The name Hulahula is first noted in correspondence between S. J. Marsh, a prospector at the turn of the twentieth century, and Alfred H. Brooks, chief geologist for the U.S. Geological Survey in the same period in a paper dated 1919. The river was referred to as “Hoolahoola,” a word of Kanaka, or Hawaiian, origin, meaning “the dance.” The paper notes that there was no ancient name for the river, and that “Hoolahoola” was bestowed in the past twenty years (since 1900) after natives of Herschel Island, a tiny island in the Beaufort Sea just off the coast of Canada’s Yukon Territory, killed a number of caribou and celebrated with a dance by the river. It is not known how the name was given or why a name of Hawaiian origin was chosen. Perhaps a crew member from the islands suggested it. But the name stuck. The dance. A celebration.
Whaling continued until several factors brought it to a halt, among which were the last shots of the Civil War, fired by the Confederate ship
Shenandoah
in the Bering Strait on June 22, 1865. Though it was two months after Lee’s surrender, the
Shenandoah
hadn’t got the word. It burned twenty-one Arctic whalers in this two-month period, decimating the whaling fleet. The
Shenandoah
learned the war was over in August when it arrived on the California coast. Whaling gave way to walrus hunting, which continued until restrictions were imposed in the midtwentieth century.

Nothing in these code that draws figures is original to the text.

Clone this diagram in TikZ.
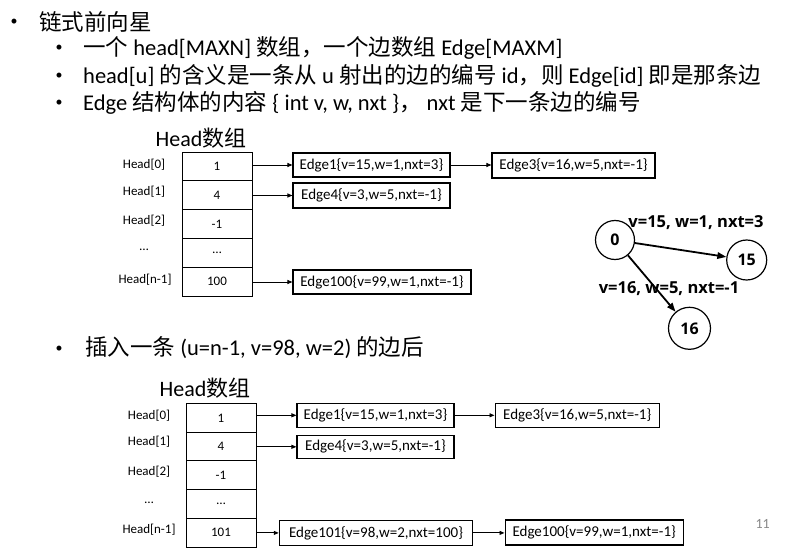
\documentclass[tikz,border=0pt]{standalone}
\usepackage{fontspec}
\setmainfont{Carlito}
\newfontfamily\cjk{Noto Sans CJK SC}
\newfontfamily\gfont{Open Sans}
\usetikzlibrary{arrows.meta}
\newcommand\zh[1]{{\cjk #1}}
\definecolor{pgray}{RGB}{137,137,137}
\begin{document}
\begin{tikzpicture}[x=1pt,y=-1pt,
  txt/.style={inner sep=0pt, anchor=west, font=\fontsize{22.5}{26}\selectfont},
  bul/.style={inner sep=0pt, font=\fontsize{14}{16}\selectfont},
  cell/.style={draw, line width=1pt, minimum width=70pt, minimum height=28.8pt, inner sep=0pt, font=\fontsize{13}{15}\selectfont},
  lab/.style={inner sep=0pt, font=\fontsize{13}{15}\selectfont},
  ebox/.style={draw, line width=1.1pt, inner sep=0pt, font=\fontsize{15}{18}\selectfont},
  arr/.style={line width=0.9pt, -{Triangle[length=5pt,width=4pt]}},
  vert/.style={circle, draw, line width=1.2pt, inner sep=0pt, font=\gfont\bfseries\fontsize{16}{18}\selectfont},
  garr/.style={line width=1.8pt, -{Triangle[length=9pt,width=6.5pt]}},
  glab/.style={inner sep=0pt, font=\gfont\bfseries\fontsize{16.5}{18}\selectfont},
  ttl/.style={inner sep=0pt, font=\fontsize{22}{26}\selectfont}
]
\useasboundingbox (0,0) rectangle (807,551);
\fill[white] (0,0) rectangle (807,551);

% bullet text
\node[bul] (b1) at (14,22) {\textbullet};
\node[txt] (t1) at (39,22) {\zh{链式前向星}};
\node[bul] (b2) at (59,48) {\textbullet};
\node[txt] (t2) at (83,48) {\zh{一个} head[MAXN] \zh{数组，一个边数组} Edge[MAXM]};
\node[bul] (b3) at (59,76) {\textbullet};
\node[txt] (t3) at (83,76) {head[u] \zh{的含义是一条从} u \zh{射出的边的编号} id\zh{，则} Edge[id] \zh{即是那条边}};
\node[bul] (b4) at (59,103) {\textbullet};
\node[txt] (t4) at (83,103) {Edge \zh{结构体的内容} \{ int v, w, nxt \}\zh{，} nxt \zh{是下一条边的编号}};
\node[bul] (b5) at (59,349) {\textbullet};
\node[txt] (t5) at (85,348) {\zh{插入一条} (u=n-1, v=98, w=2) \zh{的边后}};

% upper array
\node[ttl] (h1) at (201,138) {Head\zh{数组}};
\node[cell] (a0) at (217,166.4) {1};
\node[cell] (a1) at (217,195.2) {4};
\node[cell] (a2) at (217,224.0) {-1};
\node[cell] (a3) at (217,252.8) {…};
\node[cell] (a4) at (217,281.6) {100};
\node[lab] (l0) at (144,165) {Head[0]};
\node[lab] (l1) at (144,192) {Head[1]};
\node[lab] (l2) at (144,221) {Head[2]};
\node[lab] (l3) at (144,250) {…};
\node[lab] (l4) at (145,280) {Head[n-1]};

\node[ebox, minimum width=157pt, minimum height=24pt] (e1) at (371.5,165) {Edge1\{v=15,w=1,nxt=3\}};
\node[ebox, minimum width=157pt, minimum height=25pt] (e4) at (371.5,195.5) {Edge4\{v=3,w=5,nxt=-1\}};
\node[ebox, minimum width=178pt, minimum height=24pt] (e100) at (382,282) {Edge100\{v=99,w=1,nxt=-1\}};
\node[ebox, minimum width=163pt, minimum height=25pt] (e3) at (573.5,165.5) {Edge3\{v=16,w=5,nxt=-1\}};

\draw[arr] (a0.east |- e1.west) -- (e1.west);
\draw[arr] (a1.east |- e4.west) -- (e4.west);
\draw[arr] (a4.east |- e100.west) -- (e100.west);
\draw[arr] (e1.east) -- (e1.east -| e3.west);

% graph
\node[vert, minimum size=39pt] (n0) at (615,240) {0};
\node[vert, minimum size=40pt] (n15) at (746.7,260) {15};
\node[vert, minimum size=42pt] (n16) at (689.5,328.3) {16};
\draw[garr] (n0) -- (n15);
\draw[garr] (n0) -- (n16);
\node[glab] (g1) at (696,223) {v=15, w=1, nxt=3};
\node[glab] (g2) at (669,289) {v=16, w=5, nxt=-1};

% lower array
\node[ttl] (h2) at (205,388) {Head\zh{数组}};
\node[cell, minimum height=28.7pt] (c0) at (221,417.85) {1};
\node[cell, minimum height=28.7pt] (c1) at (221,446.55) {4};
\node[cell, minimum height=28.7pt] (c2) at (221,475.25) {-1};
\node[cell, minimum height=28.7pt] (c3) at (221,503.95) {…};
\node[cell, minimum height=28.7pt] (c4) at (221,532.65) {101};
\node[lab] (m0) at (149,415.7) {Head[0]};
\node[lab] (m1) at (149,441.7) {Head[1]};
\node[lab] (m2) at (149,471.7) {Head[2]};
\node[lab] (m3) at (149,503) {…};
\node[lab] (m4) at (149,530) {Head[n-1]};

\node[ebox, minimum width=157pt, minimum height=24pt] (f1) at (375.5,415.3) {Edge1\{v=15,w=1,nxt=3\}};
\node[ebox, minimum width=157pt, minimum height=23pt] (f4) at (375.5,446.8) {Edge4\{v=3,w=5,nxt=-1\}};
\node[ebox, minimum width=193.4pt, minimum height=24.3pt] (f101) at (376,532.9) {Edge101\{v=98,w=2,nxt=100\}};
\node[ebox, minimum width=164.3pt, minimum height=24.4pt] (f3) at (577.2,415.5) {Edge3\{v=16,w=5,nxt=-1\}};
\node[ebox, minimum width=178.3pt, minimum height=25pt] (f100) at (594.2,532.5) {Edge100\{v=99,w=1,nxt=-1\}};

\draw[arr] (c0.east |- f1.west) -- (f1.west);
\draw[arr] (c1.east |- f4.west) -- (f4.west);
\draw[arr] (c4.east |- f101.west) -- (f101.west);
\draw[arr] (f1.east) -- (f1.east -| f3.west);
\draw[arr] (f101.east) -- (f101.east -| f100.west);

\node[inner sep=0pt, text=pgray, font=\fontsize{14}{16}\selectfont] (pg) at (762.7,524) {11};
\end{tikzpicture}
\end{document}
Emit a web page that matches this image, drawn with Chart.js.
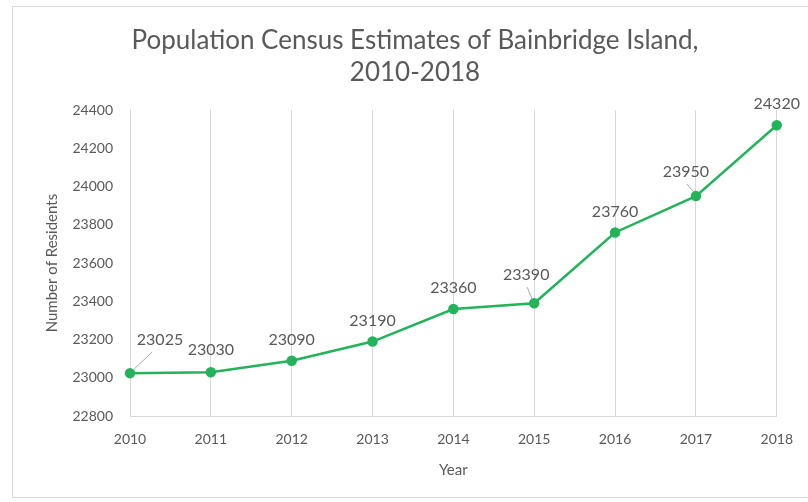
<!DOCTYPE html>
<html>
<head>
<meta charset="utf-8">
<script src="https://cdn.jsdelivr.net/npm/chart.js@4.4.0/dist/chart.umd.min.js"></script>
<style>
  html, body { margin: 0; padding: 0; background: #fff; }
  #wrap { width: 808px; height: 502px; position: relative; }
</style>
</head>
<body>
<div id="wrap"><canvas id="census-chart" width="808" height="502"></canvas></div>
<script>
// data
const years = ["2010", "2011", "2012", "2013", "2014", "2015", "2016", "2017", "2018"];
const residents = [23025, 23030, 23090, 23190, 23360, 23390, 23760, 23950, 24320];

// label offsets from point (dx, dy) and whether a leader line is drawn
const labelOffsets = [
  [30, -33, true],
  [0, -22, false],
  [0, -21, false],
  [0, -21, false],
  [0, -21, false],
  [-8, -28, true],
  [0, -21, false],
  [-10, -24, true],
  [0, -21, false],
];

const FONT = "Lato, 'Open Sans', sans-serif";
const GREY = "#595959";

// border around the chart like the excel frame
const frame = {
  id: "frame",
  beforeDraw(chart) {
    const ctx = chart.ctx;
    ctx.save();
    ctx.fillStyle = "#fff";
    ctx.fillRect(0, 0, chart.width, chart.height);
    ctx.strokeStyle = "#d9d9d9";
    ctx.lineWidth = 1;
    ctx.strokeRect(12.5, 6.5, 810, 491);
    ctx.restore();
  },
};

// data labels
const valueLabels = {
  id: "valueLabels",
  afterDatasetsDraw(chart) {
    const ctx = chart.ctx;
    const points = chart.getDatasetMeta(0).data;
    ctx.save();
    ctx.font = "16px " + FONT;
    ctx.fillStyle = GREY;
    ctx.textAlign = "center";
    ctx.textBaseline = "middle";
    points.forEach((p, i) => {
      const [dx, dy, leader] = labelOffsets[i];
      const lx = p.x + dx;
      const ly = p.y + dy;
      if (leader) {
        ctx.strokeStyle = "#a6a6a6";
        ctx.lineWidth = 1;
        ctx.beginPath();
        if (dx > 0) {
          ctx.moveTo(lx - 8, ly + 12);
          ctx.lineTo(p.x + 3, p.y - 3);
        } else {
          ctx.moveTo(lx + 1, ly + 12);
          ctx.lineTo(p.x - 2, p.y - 4);
        }
        ctx.stroke();
      }
      ctx.fillText(residents[i], lx, ly);
    });
    ctx.restore();
  },
};

const data = {
  labels: years,
  datasets: [
    {
      data: residents,
      borderColor: "#22b35b",
      backgroundColor: "#22b35b",
      borderWidth: 2.5,
      pointRadius: 4,
      pointHoverRadius: 4,
      tension: 0,
    },
  ],
};

const config = {
  type: "line",
  data: data,
  plugins: [frame, valueLabels],
  options: {
    responsive: false,
    animation: false,
    layout: {
      padding: { left: 52, right: 30, top: 24, bottom: 21 },
    },
    scales: {
      x: {
        offset: false,
        grid: { display: true, color: "#d9d9d9", drawTicks: false },
        border: { display: true, color: "#d9d9d9" },
        ticks: { color: GREY, font: { family: FONT, size: 14 }, padding: 15, maxRotation: 0 },
        title: {
          display: true,
          text: "Year",
          color: GREY,
          font: { family: FONT, size: 15, lineHeight: 1 },
          padding: { top: 0, bottom: 3 },
        },
      },
      y: {
        min: 22800,
        max: 24400,
        grid: { display: false },
        border: { display: false },
        afterFit: (scale) => {
          scale.width = 78;
        },
        ticks: {
          stepSize: 200,
          color: GREY,
          font: { family: FONT, size: 14 },
          padding: 9,
          callback: (value) => String(value),
        },
        title: {
          display: true,
          text: "Number of Residents",
          color: GREY,
          font: { family: FONT, size: 15 },
          padding: { top: -9, bottom: 0 },
        },
      },
    },
    plugins: {
      legend: { display: false },
      tooltip: { enabled: false },
      title: {
        display: true,
        text: ["Population Census Estimates of Bainbridge Island,", "2010-2018"],
        color: GREY,
        font: { family: FONT, size: 26, weight: "normal", lineHeight: 1.25 },
        padding: { top: 0, bottom: 21 },
      },
    },
  },
};

const myChart = new Chart(document.getElementById("census-chart"), config);
</script>
</body>
</html>
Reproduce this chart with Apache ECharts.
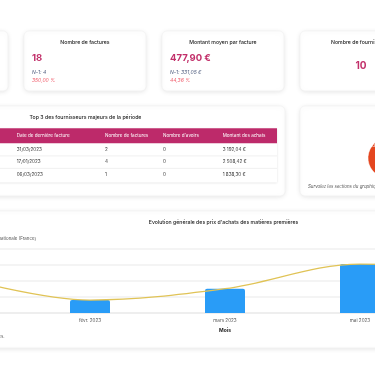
<!DOCTYPE html>
<html><head><meta charset="utf-8">
<script src="https://cdn.jsdelivr.net/npm/echarts@6/dist/echarts.min.js"></script>
<style>html,body{margin:0;padding:0;background:#fff;overflow:hidden;width:375px;height:366px;position:relative}
#c{position:absolute;left:-150px;top:0;width:720px;height:366px}</style>
</head><body><div id="c"></div>
<script>
// ---- Data ----
var kpiTitles = ['Nombre de factures', 'Montant moyen par facture', 'Nombre de fournisseurs'];
var kpiValues = ['18', '477,90 €', '10'];
var kpiPrevious = ['N-1: 4', 'N-1: 331,05 €', ''];
var kpiChanges = ['350,00 %', '44,36 %', ''];

var tableTitle = 'Top 3 des fournisseurs majeurs de la période';
var tableHeaders = ['Date de dernière facture', 'Nombre de factures', "Nombre d'avoirs", 'Montant des achats'];
var lastInvoiceDates = ['31/03/2023', '17/01/2023', '06/03/2023'];
var invoiceCounts = ['2', '4', '1'];
var creditCounts = ['0', '0', '0'];
var purchaseAmounts = ['3 192,04 €', '2 508,42 €', '1 838,30 €'];

var pieNames = ['Autres', 'Produits secs achats'];
var pieValues = [30, 70];
var pieNote = 'Survolez les sections du graphique pour plus de détails';

var chartTitle = "Evolution générale des prix d'achats des matières premières";
var legendText = 'Moyenne nationale (France)';
var months = ['janv. 2023', 'févr. 2023', 'mars 2023', 'mai 2023', 'juin 2023'];
var purchasePrices = [2.3, 0.81, 1.52, 3.06, 2.8];
var nationalAverage = [2.3, 0.81, 1.52, 3.06, 2.8];
var xAxisName = 'Mois';
var footNote = 'Prix moyens calculés sur les factures reçues.';

// ---- Layout ----
var OX = 150; // canvas offset (container starts 150px left of the page)
var FONT = 'Inter, "Noto Sans", sans-serif';
var MAG = '#c2306a';
function card(x, y, w, h) {
  return {type: 'rect', shape: {x: x + OX, y: y, width: w, height: h, r: 5}, z: 0,
    style: {fill: '#fff', stroke: '#f0f0f0', lineWidth: 0.6, shadowBlur: 5, shadowColor: 'rgba(0,0,0,0.10)', shadowOffsetY: 1}};
}
function txt(x, y, s, size, opts) {
  opts = opts || {};
  return {type: 'text', x: x + OX, y: y, z: 5, style: {text: s, fontSize: size, fontFamily: FONT,
    fill: opts.color || '#222', fontWeight: opts.weight || 'normal', fontStyle: opts.style || 'normal',
    align: opts.align || 'left', verticalAlign: 'middle'}};
}
var g = [];
// KPI cards
g.push(card(-114, 31, 122, 60));
g.push(card(24, 31, 122, 60));
g.push(card(162, 31, 122, 60));
g.push(card(300, 31, 122, 60));
var kx = [24, 162];
for (var i = 0; i < 2; i++) {
  g.push(txt(kx[i] + 61, 42, kpiTitles[i], 5.2, {weight: 500, align: 'center'}));
  g.push(txt(kx[i] + 8, 58.5, kpiValues[i], 9.5, {weight: 'bold', color: MAG}));
  g.push(txt(kx[i] + 8, 72.5, kpiPrevious[i], 5, {style: 'italic', color: '#4f5d7e'}));
  g.push(txt(kx[i] + 8, 80.5, kpiChanges[i], 5, {style: 'italic', color: '#f0616f'}));
}
g.push(txt(361, 42, kpiTitles[2], 5.2, {weight: 500, align: 'center'}));
g.push(txt(361, 66, kpiValues[2], 10, {weight: 'bold', color: MAG, align: 'center'}));

// Table card
g.push(card(-120, 106, 405, 90));
g.push(txt(85.5, 117.5, tableTitle, 5.2, {weight: 500, align: 'center'}));
g.push({type: 'rect', z: 1, shape: {x: -120 + OX, y: 128, width: 397, height: 54.5},
  style: {fill: '#fff', shadowBlur: 2, shadowColor: 'rgba(0,0,0,0.12)', shadowOffsetY: 0.5}});
g.push({type: 'rect', z: 2, shape: {x: -120 + OX, y: 128.3, width: 397, height: 15}, style: {fill: '#bd2a6a'}});
var colX = [16.7, 105, 163, 222.7];
for (var c = 0; c < tableHeaders.length; c++) g.push(txt(colX[c], 135.6, tableHeaders[c], 4.6, {color: '#fff'}));
var rowY = [149.5, 162, 174.5];
var cols = [lastInvoiceDates, invoiceCounts, creditCounts, purchaseAmounts];
for (var r = 0; r < 3; r++) {
  for (c = 0; c < 4; c++) g.push(txt(colX[c], rowY[r], cols[c][r], 4.6, {color: '#333'}));
  if (r < 2) g.push({type: 'line', z: 3, shape: {x1: -120 + OX, y1: rowY[r] + 6.4, x2: 277 + OX, y2: rowY[r] + 6.4}, style: {stroke: '#ececec', lineWidth: 0.8}});
}

// Pie card
g.push(card(300, 106, 122, 90));
g.push(txt(308, 186.5, pieNote, 4.4, {style: 'italic', color: '#555'}));

// Line/bar chart card
g.push(card(-140, 211, 700, 137));
g.push(txt(223.5, 222.3, chartTitle, 5.2, {weight: 500, align: 'center'}));
g.push(txt(36, 238.3, legendText, 4.4, {color: '#555', align: 'right'}));
g.push(txt(4.5, 336.8, footNote, 4.4, {color: '#555', align: 'right'}));

var option = {
  animation: false,
  textStyle: {fontFamily: FONT},
  graphic: g,
  grid: {left: -112.5 + OX, right: 720 - (562.5 + OX), top: 249, bottom: 53, containLabel: false},
  xAxis: {
    type: 'category', data: months,
    name: xAxisName, nameLocation: 'middle', nameGap: 15,
    nameTextStyle: {fontSize: 5, fontWeight: 'bold', color: '#222', fontFamily: FONT},
    axisLine: {lineStyle: {color: '#ececec', width: 1.5}},
    axisTick: {show: false},
    axisLabel: {fontSize: 4.6, color: '#555', margin: 5, fontFamily: FONT}
  },
  yAxis: {
    type: 'value', min: 0, max: 4, interval: 1,
    axisLabel: {show: false}, axisLine: {show: false}, axisTick: {show: false},
    splitLine: {lineStyle: {color: '#f1f1f1', width: 1.5}}
  },
  series: [
    {type: 'bar', data: purchasePrices, barWidth: 40, z: 2,
     itemStyle: {color: '#299cf7', borderRadius: [2, 2, 0, 0]}},
    {type: 'line', data: nationalAverage, smooth: 0.35, symbol: 'none', z: 3,
     lineStyle: {color: '#e0c356', width: 1.3}},
    {type: 'pie', center: [388 + OX, 158], radius: 20, startAngle: 340, z: 4,
     data: pieNames.map(function (n, k) { return {name: n, value: pieValues[k]}; }),
     color: ['#3a7ad8', '#e4461f'],
     itemStyle: {borderColor: '#fff', borderWidth: 0.5},
     label: {show: true, position: 'inside', fontSize: 4.5, color: '#fff', fontFamily: FONT,
       formatter: function (p) { return p.dataIndex === 1 ? p.name : ''; }},
     labelLine: {show: false}}
  ]
};
var chart = echarts.init(document.getElementById('c'), null, {renderer: 'canvas'});
chart.setOption(option);
</script></body></html>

The Cold War military buildup increased the number of visitors to the Arctic, along with the establishment of the Distant Early Warning Line, a series of communications stations intended to provide warning of Soviet attack. The subsequent discovery of oil led to increased development and debate, with worldwide interest from oil companies looking for extraction opportunities and environmentalists defending the uniqueness and fragility of the Arctic ecosystem.